Data extracted from a collection:
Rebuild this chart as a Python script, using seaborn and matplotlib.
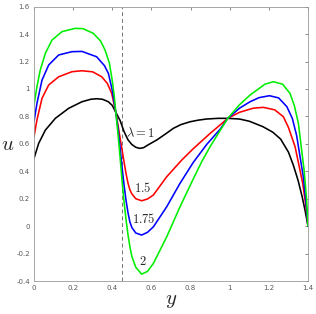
import numpy as np
import pandas as pd
import seaborn as sns
import matplotlib
matplotlib.use("Agg")
import matplotlib.pyplot as plt

# values, one curve per lambda
y_l1 = [0, 0.024, 0.058, 0.109, 0.177, 0.245, 0.29, 0.32, 0.35, 0.38, 0.40, 0.418, 0.44, 0.46, 0.48,
        0.50, 0.52, 0.54, 0.56, 0.58, 0.627, 0.67, 0.712, 0.75, 0.797, 0.84, 0.882, 0.94, 0.99, 1.05,
        1.1, 1.17, 1.22, 1.26, 1.30, 1.325, 1.35, 1.37, 1.385, 1.4]
u_l1 = [0.494, 0.604, 0.70, 0.786, 0.859, 0.907, 0.925, 0.929, 0.925, 0.907, 0.88, 0.83, 0.77, 0.69, 0.63,
        0.595, 0.575, 0.567, 0.572, 0.59, 0.628, 0.67, 0.713, 0.74, 0.761, 0.773, 0.781, 0.786, 0.786, 0.781,
        0.765, 0.725, 0.685, 0.635, 0.54, 0.445, 0.33, 0.215, 0.115, 0.0]

y_l15 = [0, 0.015, 0.041, 0.075, 0.126, 0.194, 0.245, 0.30, 0.346, 0.375, 0.397, 0.418, 0.43, 0.44,
         0.45, 0.46, 0.47, 0.48, 0.49, 0.50, 0.52, 0.55, 0.58, 0.61, 0.678, 0.755, 0.814, 0.899, 0.95,
         0.99, 1.05, 1.12, 1.172, 1.23, 1.274, 1.30, 1.334, 1.373, 1.39, 1.4]
u_l15 = [0.652, 0.774, 0.932, 1.029, 1.089, 1.126, 1.133, 1.125, 1.089, 1.04, 0.968, 0.83, 0.73, 0.64,
         0.555, 0.47, 0.385, 0.315, 0.265, 0.235, 0.20, 0.185, 0.198, 0.227, 0.36, 0.482, 0.565, 0.675, 0.737,
         0.786, 0.83, 0.86, 0.866, 0.848, 0.798, 0.72, 0.579, 0.312, 0.14, 0.0]

y_l175 = [0, 0.015, 0.041, 0.075, 0.126, 0.194, 0.245, 0.32, 0.36, 0.38, 0.40, 0.418, 0.43, 0.44,
          0.45, 0.46, 0.47, 0.48, 0.49, 0.50, 0.52, 0.55, 0.58, 0.61, 0.678, 0.746, 0.814, 0.882, 0.95,
          0.99, 1.05, 1.104, 1.15, 1.203, 1.25, 1.292, 1.32, 1.342, 1.376, 1.39, 1.4]
u_l175 = [0.761, 0.895, 1.065, 1.175, 1.248, 1.272, 1.274, 1.235, 1.17, 1.114, 0.99, 0.83, 0.70, 0.57,
          0.43, 0.30, 0.19, 0.10, 0.03, -0.01, -0.05, -0.065, -0.045, -0.005, 0.141, 0.312, 0.465, 0.595, 0.705,
          0.786, 0.86, 0.907, 0.937, 0.951, 0.935, 0.871, 0.785, 0.66, 0.36, 0.17, 0.0]

y_l2 = [0, 0.015, 0.032, 0.058, 0.092, 0.143, 0.21, 0.25, 0.303, 0.34, 0.363, 0.385, 0.40, 0.41, 0.418,
        0.43, 0.44, 0.45, 0.46, 0.47, 0.48, 0.49, 0.50, 0.52, 0.55, 0.58, 0.61, 0.678, 0.746, 0.814,
        0.857, 0.90, 0.95, 0.99, 1.05, 1.104, 1.18, 1.223, 1.27, 1.308, 1.33, 1.351, 1.38, 1.393, 1.4]
u_l2 = [0.883, 1.017, 1.138, 1.26, 1.357, 1.418, 1.442, 1.44, 1.406, 1.35, 1.284, 1.19, 1.06, 0.95, 0.83,
        0.66, 0.50, 0.33, 0.18, 0.05, -0.06, -0.15, -0.22, -0.30, -0.35, -0.33, -0.272, -0.078, 0.141, 0.345,
        0.47, 0.58, 0.695, 0.786, 0.885, 0.956, 1.035, 1.053, 1.035, 0.968, 0.88, 0.749, 0.409, 0.19, 0.0]

lam_names = ["1", "1.5", "1.75", "2"]
lam_colors = ["black", "#ff0000", "#0000ff", "#00ee00"]
y_ticks = [0, 0.2, 0.4, 0.6, 0.8, 1, 1.2, 1.4]
u_ticks = [-0.4, -0.2, 0, 0.2, 0.4, 0.6, 0.8, 1, 1.2, 1.4, 1.6]
y_dash = 0.45

frames = []
for name, xs, us in zip(lam_names, [y_l1, y_l15, y_l175, y_l2], [u_l1, u_l15, u_l175, u_l2]):
    frames.append(pd.DataFrame({"y": xs, "u": us, "lam": name}))
df = pd.concat(frames, ignore_index=True)

sns.set_style("white")
plt.rcParams["mathtext.fontset"] = "cm"
plt.rcParams["font.family"] = ["DejaVu Sans"]

fig = plt.figure(figsize=(3.16, 3.14), dpi=100)
ax = fig.add_axes([34/316, 1-281/314, 274/316, 274.3/314])

sns.lineplot(data=df, x="y", y="u", hue="lam", hue_order=lam_names, palette=lam_colors,
             estimator=None, units="lam", sort=False, linewidth=1.15, legend=False, ax=ax)
ax.axvline(y_dash, color="0.45", linestyle=(0, (4, 3)), linewidth=0.7, zorder=0)

ax.set_xlim(0, 1.4)
ax.set_ylim(-0.4, 1.6)
ax.set_xticks(y_ticks)
ax.set_xticklabels(["%g" % t for t in y_ticks])
ax.set_yticks(u_ticks)
ax.set_yticklabels(["%g" % t for t in u_ticks])
ax.tick_params(direction="in", length=2.5, width=0.5, labelsize=5, colors="0.35",
               top=True, right=True, pad=3)
for s in ax.spines.values():
    s.set_color("0.6")
    s.set_linewidth(0.6)

ax.set_xlabel(r"$y$", fontsize=15, labelpad=-1)
ax.set_ylabel(r"$u$", fontsize=15, labelpad=6, rotation=0, va="center")

ax.text(0.542, 0.677, r"$\lambda = 1$", fontsize=9, ha="center", va="center")
ax.text(0.555, 0.275, r"$1.5$", fontsize=9, ha="center", va="center")
ax.text(0.559, 0.052, r"$1.75$", fontsize=9, ha="center", va="center")
ax.text(0.555, -0.26, r"$2$", fontsize=9, ha="center", va="center")

fig.savefig("out.png", dpi=100)
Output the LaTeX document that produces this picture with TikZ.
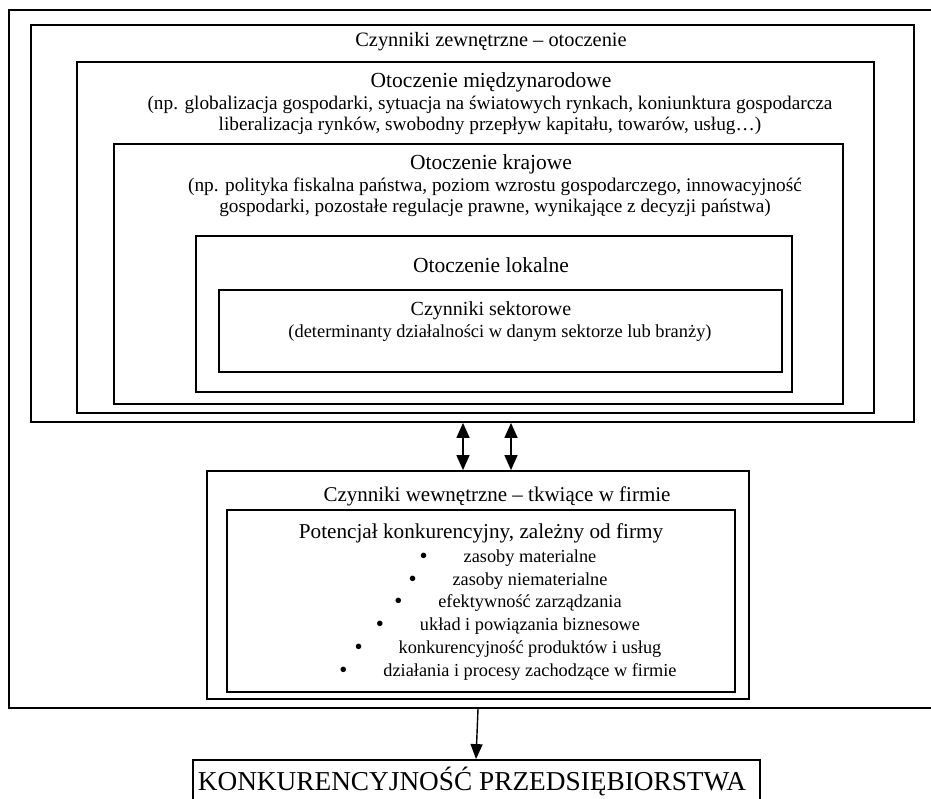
\documentclass[tikz,border=0pt]{standalone}
\usepackage{fontspec}
\setmainfont{Liberation Serif}
\usetikzlibrary{arrows.meta}
\newcommand{\fs}[1]{\fontsize{#1}{21}\selectfont}
\newcommand{\blt}{\makebox[44pt][l]{\raisebox{-1.5pt}{\fontsize{23}{21}\selectfont •}}}
\begin{document}
\begin{tikzpicture}[x=1pt,y=-1pt,
  frame/.style={draw=black, line width=1.8pt, inner sep=0pt, rectangle},
  txt/.style={inner sep=0pt, align=center},
  itm/.style={inner sep=0pt, font=\fs{18.3}},
  dblarrow/.style={line width=1.4pt, {Triangle[length=15pt,width=13pt]}-{Triangle[length=15pt,width=13pt]}},
  onearrow/.style={line width=1.4pt, -{Triangle[length=15pt,width=12pt]}}]
\useasboundingbox (0,0) rectangle (931,798);
\clip (0,0) rectangle (931,798);
% boxes
\node[frame, minimum width=936pt, minimum height=698pt] (O) at (477,359) {};
\node[frame, minimum width=883pt, minimum height=397pt] (A) at (472.5,223.5) {};
\node[frame, minimum width=797pt, minimum height=351pt] (B) at (475.5,237.5) {};
\node[frame, minimum width=729pt, minimum height=260pt] (C) at (478.5,274) {};
\node[frame, minimum width=596pt, minimum height=156pt] (D) at (494,314) {};
\node[frame, minimum width=563pt, minimum height=82pt] (E) at (500.5,331) {};
\node[frame, minimum width=542pt, minimum height=228pt] (F) at (478,585) {};
\node[frame, minimum width=508pt, minimum height=182pt] (G) at (481,601) {};
\node[frame, minimum width=567pt, minimum height=55pt] (H) at (476.5,787.5) {};
% texts
\node[txt, font=\fs{20.4}] (tA) at (491,42) {Czynniki zewnętrzne – otoczenie};
\node[txt, font=\fs{21.5}] (tB) at (491,82) {Otoczenie międzynarodowe};
\node[txt, font=\fs{19.3}] (sB) at (490,115) {(np. globalizacja gospodarki, sytuacja na światowych rynkach, koniunktura gospodarcza\\liberalizacja rynków, swobodny przepływ kapitału, towarów, usług…)};
\node[txt, font=\fs{21.5}] (tC) at (491,164) {Otoczenie krajowe};
\node[txt, font=\fs{19.3}] (sC) at (495,197) {(np. polityka fiskalna państwa, poziom wzrostu gospodarczego, innowacyjność\\gospodarki, pozostałe regulacje prawne, wynikające z decyzji państwa)};
\node[txt, font=\fs{21.5}] (tD) at (491,265) {Otoczenie lokalne};
\node[txt, font=\fs{20}] (tE) at (491,311) {Czynniki sektorowe};
\node[txt, font=\fs{18.4}] (sE) at (500,333) {(determinanty działalności w danym sektorze lub branży)};
\node[txt, font=\fs{21}] (tF) at (497,496) {Czynniki wewnętrzne – tkwiące w firmie};
\node[txt, font=\fs{21.2}] (tG) at (481,533) {Potencjał konkurencyjny, zależny od firmy};
\node[itm] (i1) at (508,558) {\blt zasoby materialne};
\node[itm] (i2) at (508,581) {\blt zasoby niematerialne};
\node[itm] (i3) at (508,603) {\blt efektywność zarządzania};
\node[itm] (i4) at (508,626) {\blt układ i powiązania biznesowe};
\node[itm] (i5) at (508,649) {\blt konkurencyjność produktów i usług};
\node[itm] (i6) at (508,672) {\blt działania i procesy zachodzące w firmie};
\node[txt, font=\fs{27.3}] (tH) at (472,781) {KONKURENCYJNOŚĆ PRZEDSIĘBIORSTWA};
% connectors
\coordinate (a1) at (463,0);
\coordinate (a2) at (511,0);
\coordinate (d1) at (478,0);
\coordinate (d2) at (476,0);
\draw[dblarrow] (A.south -| a1) -- (F.north -| a1);
\draw[dblarrow] (A.south -| a2) -- (F.north -| a2);
\draw[onearrow] (O.south -| d1) -- (H.north -| d2);
\end{tikzpicture}
\end{document}
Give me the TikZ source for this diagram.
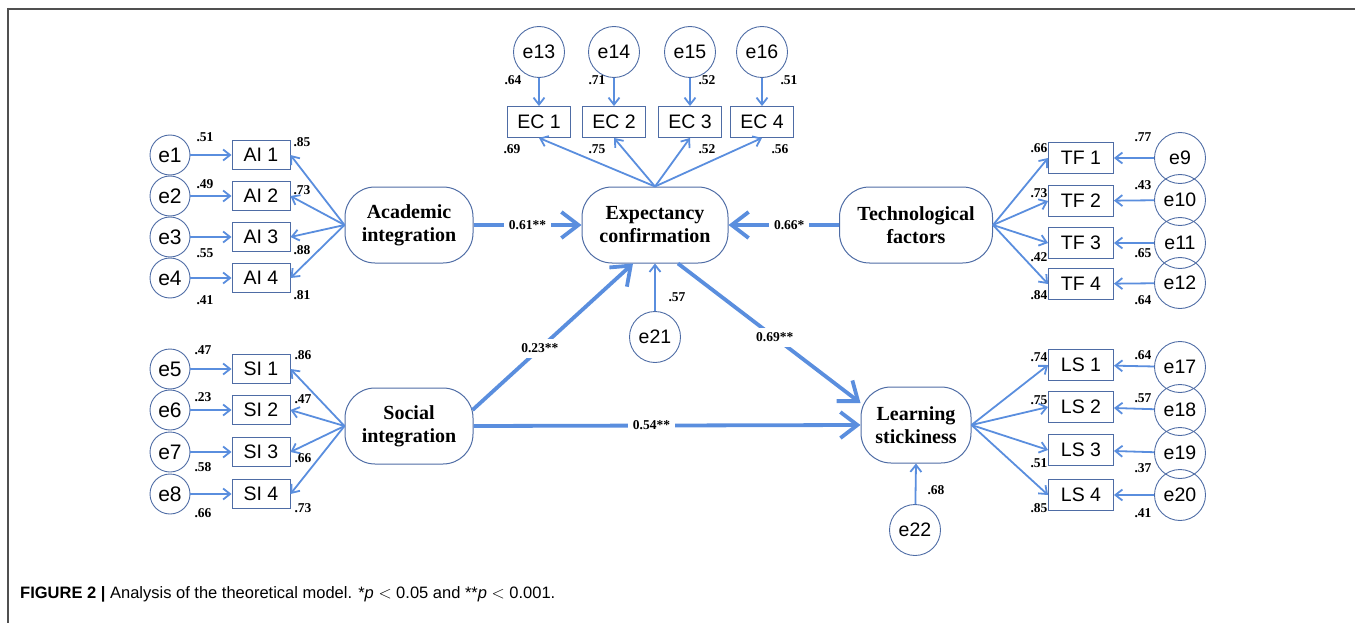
\documentclass[tikz,border=0pt]{standalone}
\usepackage{fontspec}
\setmainfont{Liberation Serif}
\newfontfamily\arial{Liberation Sans}
\usetikzlibrary{arrows.meta,calc}
\definecolor{arr}{RGB}{90,142,222}
\definecolor{bord}{RGB}{78,108,165}
\definecolor{frame}{RGB}{80,80,80}
\begin{document}
\begin{tikzpicture}[x=1pt,y=-1pt,
  err/.style={circle,draw=bord,line width=0.9pt,minimum size=40pt,inner sep=0pt,font=\arial\fontsize{21}{21}\selectfont},
  errb/.style={err,minimum size=51pt,font=\arial\fontsize{19.5}{19.5}\selectfont},
  obs/.style={rectangle,draw=bord,line width=0.9pt,minimum width=58pt,minimum height=29pt,inner sep=0pt,font=\arial\fontsize{19.5}{19.5}\selectfont},
  obsw/.style={obs,minimum width=65pt,minimum height=31pt},
  lat/.style={rectangle,rounded corners=30pt,draw=bord,line width=1pt,minimum height=76pt,align=center,font=\bfseries\fontsize{20}{23}\selectfont},
  thinarr/.style={draw=arr,line width=1.8pt,-{Straight Barb[length=7pt,width=11pt]}},
  thickarr/.style={draw=arr,line width=3.8pt,-{Straight Barb[length=17pt,width=26pt]}},
  coef/.style={font=\bfseries\fontsize{13.5}{14}\selectfont,inner sep=1pt},
  pathlab/.style={font=\bfseries\fontsize{13.5}{14}\selectfont,fill=white,inner sep=5pt}
]
\useasboundingbox (0,0) rectangle (1355,623);
% frame
\draw[frame,line width=2pt] (7,9) -- (1355,9);
\draw[frame,line width=1.2pt] (8,8) -- (8,623);

% latent variables
\node[lat,minimum width=128pt] (AI) at (409,225) {Academic\\integration};
\node[lat,minimum width=128pt] (SI) at (409,426) {Social\\integration};
\node[lat,minimum width=146pt] (EC) at (655,225) {Expectancy\\confirmation};
\node[lat,minimum width=153pt] (TF) at (916,225) {Technological\\factors};
\node[lat,minimum width=110pt] (LS) at (916,425) {Learning\\stickiness};

% Academic integration block
\foreach \i/\y/\ey/\a/\ax/\ay/\b/\by in {1/155/155/.51/205/137/.85/142, 2/196/196/.49/205/184/.73/190, 3/237/237/.55/205/253/.88/250, 4/278/278/.41/205/300/.81/295}{
  \node[err] (e\i) at (170,\ey) {e\i};
  \node[obs] (AI\i) at (261,\y) {AI \i};
  \draw[thinarr] (e\i) -- (AI\i);
  \draw[thinarr] (AI.west) -- (AI\i.east);
  \node[coef] (ev\i) at (\ax,\ay) {\a};
  \node[coef] (ld\i) at (302,\by) {\b};
}
% Social integration block
\foreach \i/\k/\y/\a/\ay/\b/\by in {5/1/369/.47/350/.86/355, 6/2/410/.23/397/.47/399, 7/3/452/.58/467/.66/458, 8/4/494/.66/513/.73/508}{
  \node[err] (e\i) at (170,\y) {e\i};
  \node[obs] (SI\k) at (261,\y) {SI \k};
  \draw[thinarr] (e\i) -- (SI\k);
  \draw[thinarr] (SI.west) -- (SI\k.east);
  \node[coef] (ev\i) at (203,\ay) {\a};
  \node[coef] (ld\i) at (303,\by) {\b};
}
% Expectancy confirmation block
\foreach \i/\k/\x/\a/\ax/\b/\bx in {13/1/539/.64/513/.69/512, 14/2/614/.71/597/.75/597, 15/3/690/.52/707/.52/707, 16/4/762/.51/789/.56/780}{
  \node[errb] (e\i) at (\x,52) {e\i};
  \node[obsw,minimum width=63pt] (EC\k) at (\x,122) {EC \k};
  \draw[thinarr] (e\i) -- (EC\k);
  \draw[thinarr] (EC.north) -- (EC\k.south);
  \node[coef] (ev\i) at (\ax,80) {\a};
  \node[coef] (ld\i) at (\bx,149) {\b};
}
% Technological factors block
\foreach \i/\k/\y/\ey/\a/\ay/\b/\by in {9/1/158/158/.77/137/.66/148, 10/2/201/200/.43/185/.73/193, 11/3/243/243/.65/253/.42/257, 12/4/284/283/.64/300/.84/295}{
  \node[errb] (e\i) at (1180,\ey) {e\i};
  \node[obsw] (TF\k) at (1081,\y) {TF \k};
  \draw[thinarr] (e\i) -- (TF\k);
  \draw[thinarr] (TF.east) -- (TF\k.west);
  \node[coef] (ev\i) at (1143,\ay) {\a};
  \node[coef] (ld\i) at (1039,\by) {\b};
}
% Learning stickiness block
\foreach \i/\k/\y/\ey/\a/\ay/\b/\by in {17/1/365/367/.64/355/.74/357, 18/2/407/410/.57/398/.75/400, 19/3/450/453/.37/468/.51/463, 20/4/495/495/.41/513/.85/508}{
  \node[errb] (e\i) at (1180,\ey) {e\i};
  \node[obsw] (LS\k) at (1081,\y) {LS \k};
  \draw[thinarr] (e\i) -- (LS\k);
  \draw[thinarr] (LS.east) -- (LS\k.west);
  \node[coef] (ev\i) at (1143,\ay) {\a};
  \node[coef] (ld\i) at (1039,\by) {\b};
}

% disturbances
\node[errb] (e21) at (655,337) {e21};
\draw[thinarr] (e21) -- (EC.south);
\node[coef] (ev21) at (677,297) {.57};
\node[errb] (e22) at (915,530) {e22};
\draw[thinarr] (e22) -- (LS.south);
\node[coef] (ev22) at (936,490) {.68};

% structural paths
\coordinate (SIout) at ($(SI.east)+(-1,-16)$);
\coordinate (ECin) at ($(EC.south)+(-22,0)$);
\coordinate (ECout) at ($(EC.south)+(23,0)$);
\coordinate (LSin) at ($(LS.west)+(0,-22)$);
\draw[thickarr] (AI.east) -- node[pathlab] (p1) {0.61**} (EC.west);
\draw[thickarr] (TF.west) -- node[pathlab,pos=0.45] (p2) {0.66*} (EC.east);
\draw[thickarr] (SIout) -- node[pathlab,pos=0.42] (p3) {0.23**} (ECin);
\draw[thickarr] (ECout) -- node[pathlab,pos=0.53] (p4) {0.69**} (LSin);
\draw[thickarr] (SI.east) -- node[pathlab,pos=0.46] (p5) {0.54**} (LS.west);

% caption
\node[anchor=base west,inner sep=0pt] (cap) at (20,598) {\arial\fontsize{16.5}{18}\selectfont\textbf{FIGURE 2 |} Analysis of the theoretical model. *\textit{p} $<$ 0.05 and **\textit{p} $<$ 0.001.};
\end{tikzpicture}
\end{document}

▶ _REQUIRED TASK_
Skip the pictures, please, and transcribe only the lines from the beginning of the material through the one that contains "import matplotlib.pyplot as plt".

▶ _SOLUTION TO THIS TASK_
Rebuild this chart as a Python script, using seaborn and matplotlib.
import numpy as np
import pandas as pd
import seaborn as sns
import matplotlib
matplotlib.use("Agg")
import matplotlib.pyplot as plt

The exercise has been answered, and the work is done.